● **Exercise directions**: Only the pictures are to be left out; set down the rest of the records exactly.

::: Provided entries

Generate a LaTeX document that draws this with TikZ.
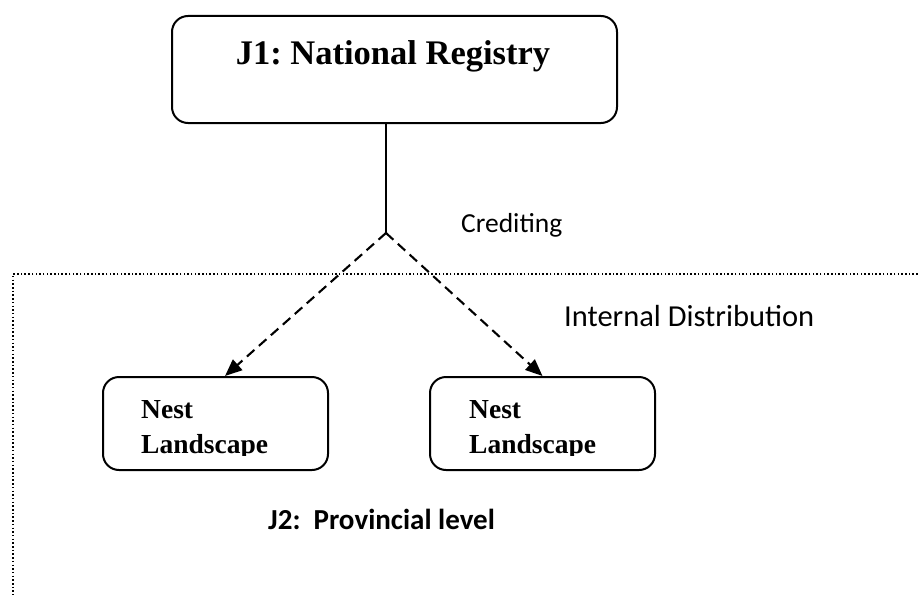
\documentclass[tikz,border=0pt]{standalone}
\usepackage{fontspec}
\setmainfont{Liberation Serif}
\newfontfamily\carlito{Carlito}
\usetikzlibrary{arrows.meta}
\frenchspacing
\begin{document}
\begin{tikzpicture}[x=1pt,y=-1pt,
  boxshape/.style={draw,line width=2pt,rounded corners=16pt,inner sep=0pt},
  serifbold/.style={font=\bfseries\fontsize{27.5}{32}\selectfont,inner sep=0pt,anchor=base west},
  conn/.style={line width=1.8pt},
  dasharrow/.style={line width=2.1pt,dash pattern=on 10pt off 6pt,-{Triangle[length=17pt,width=14pt]}},
  border/.style={line width=1.5pt,dash pattern=on 1.5pt off 2.2pt},
  label/.style={inner sep=0pt,anchor=base west}]
\useasboundingbox (0,0) rectangle (920,594);
% top box
\node[boxshape,minimum width=445pt,minimum height=107pt] (j1) at (394.5,69.5) {};
\node[inner sep=0pt,anchor=base,font=\bfseries\fontsize{34.5}{40}\selectfont] (j1t) at (393,64) {J1: National Registry};
% apex
\coordinate (apex) at (386,233);
\draw[conn] (j1.south -| apex) -- (apex);
\node[label,font=\carlito\fontsize{27.5}{33}\selectfont] (cred) at (461,232) {Crediting};
% dotted region border
\coordinate (dotR) at (925,274);
\coordinate (dotC) at (13,274);
\coordinate (dotB) at (13,600);
\draw[border] (dotR) -- (dotC) -- (dotB);
\node[label,font=\carlito\fontsize{30.5}{36}\selectfont] (intd) at (564,326) {Internal Distribution};
% lower boxes
\node[boxshape,minimum width=225pt,minimum height=93pt] (nest1) at (215.5,423.5) {};
\node[boxshape,minimum width=225pt,minimum height=93pt] (nest2) at (542.5,423.5) {};
\begin{scope}
  \clip (90,380) rectangle (700,455);
  \node[serifbold] (n1a) at (141,418) {Nest};
  \node[serifbold] (n1b) at (141,453) {Landscape};
  \node[serifbold] (n2a) at (469,418) {Nest};
  \node[serifbold] (n2b) at (469,453) {Landscape};
\end{scope}
\draw[dasharrow] (apex) -- ([xshift=9.5pt]nest1.north);
\draw[dasharrow] (apex) -- (nest2.north);
\node[label,font=\carlito\bfseries\fontsize{29}{34}\selectfont] (j2) at (268,529) {J2:\ \ Provincial level};
\end{tikzpicture}
\end{document}
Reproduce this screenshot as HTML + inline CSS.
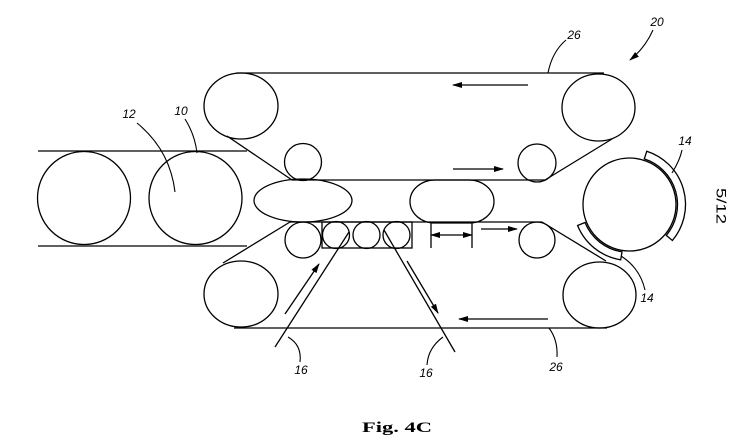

::::::

● **Solution**:
Generate a LaTeX document that draws this with TikZ.
\documentclass[tikz,border=0pt]{standalone}
\usepackage{fontspec}
\setmainfont{Liberation Serif}
\newfontfamily\carlito{Carlito}
\usetikzlibrary{arrows.meta}
\frenchspacing
\begin{document}
\begin{tikzpicture}[x=1pt,y=-1pt,
  boxshape/.style={draw,line width=2pt,rounded corners=16pt,inner sep=0pt},
  serifbold/.style={font=\bfseries\fontsize{27.5}{32}\selectfont,inner sep=0pt,anchor=base west},
  conn/.style={line width=1.8pt},
  dasharrow/.style={line width=2.1pt,dash pattern=on 10pt off 6pt,-{Triangle[length=17pt,width=14pt]}},
  border/.style={line width=1.5pt,dash pattern=on 1.5pt off 2.2pt},
  label/.style={inner sep=0pt,anchor=base west}]
\useasboundingbox (0,0) rectangle (920,594);
% top box
\node[boxshape,minimum width=445pt,minimum height=107pt] (j1) at (394.5,69.5) {};
\node[inner sep=0pt,anchor=base,font=\bfseries\fontsize{34.5}{40}\selectfont] (j1t) at (393,64) {J1: National Registry};
% apex
\coordinate (apex) at (386,233);
\draw[conn] (j1.south -| apex) -- (apex);
\node[label,font=\carlito\fontsize{27.5}{33}\selectfont] (cred) at (461,232) {Crediting};
% dotted region border
\coordinate (dotR) at (925,274);
\coordinate (dotC) at (13,274);
\coordinate (dotB) at (13,600);
\draw[border] (dotR) -- (dotC) -- (dotB);
\node[label,font=\carlito\fontsize{30.5}{36}\selectfont] (intd) at (564,326) {Internal Distribution};
% lower boxes
\node[boxshape,minimum width=225pt,minimum height=93pt] (nest1) at (215.5,423.5) {};
\node[boxshape,minimum width=225pt,minimum height=93pt] (nest2) at (542.5,423.5) {};
\begin{scope}
  \clip (90,380) rectangle (700,455);
  \node[serifbold] (n1a) at (141,418) {Nest};
  \node[serifbold] (n1b) at (141,453) {Landscape};
  \node[serifbold] (n2a) at (469,418) {Nest};
  \node[serifbold] (n2b) at (469,453) {Landscape};
\end{scope}
\draw[dasharrow] (apex) -- ([xshift=9.5pt]nest1.north);
\draw[dasharrow] (apex) -- (nest2.north);
\node[label,font=\carlito\bfseries\fontsize{29}{34}\selectfont] (j2) at (268,529) {J2:\ \ Provincial level};
\end{tikzpicture}
\end{document}
Reproduce this screenshot as HTML + inline CSS.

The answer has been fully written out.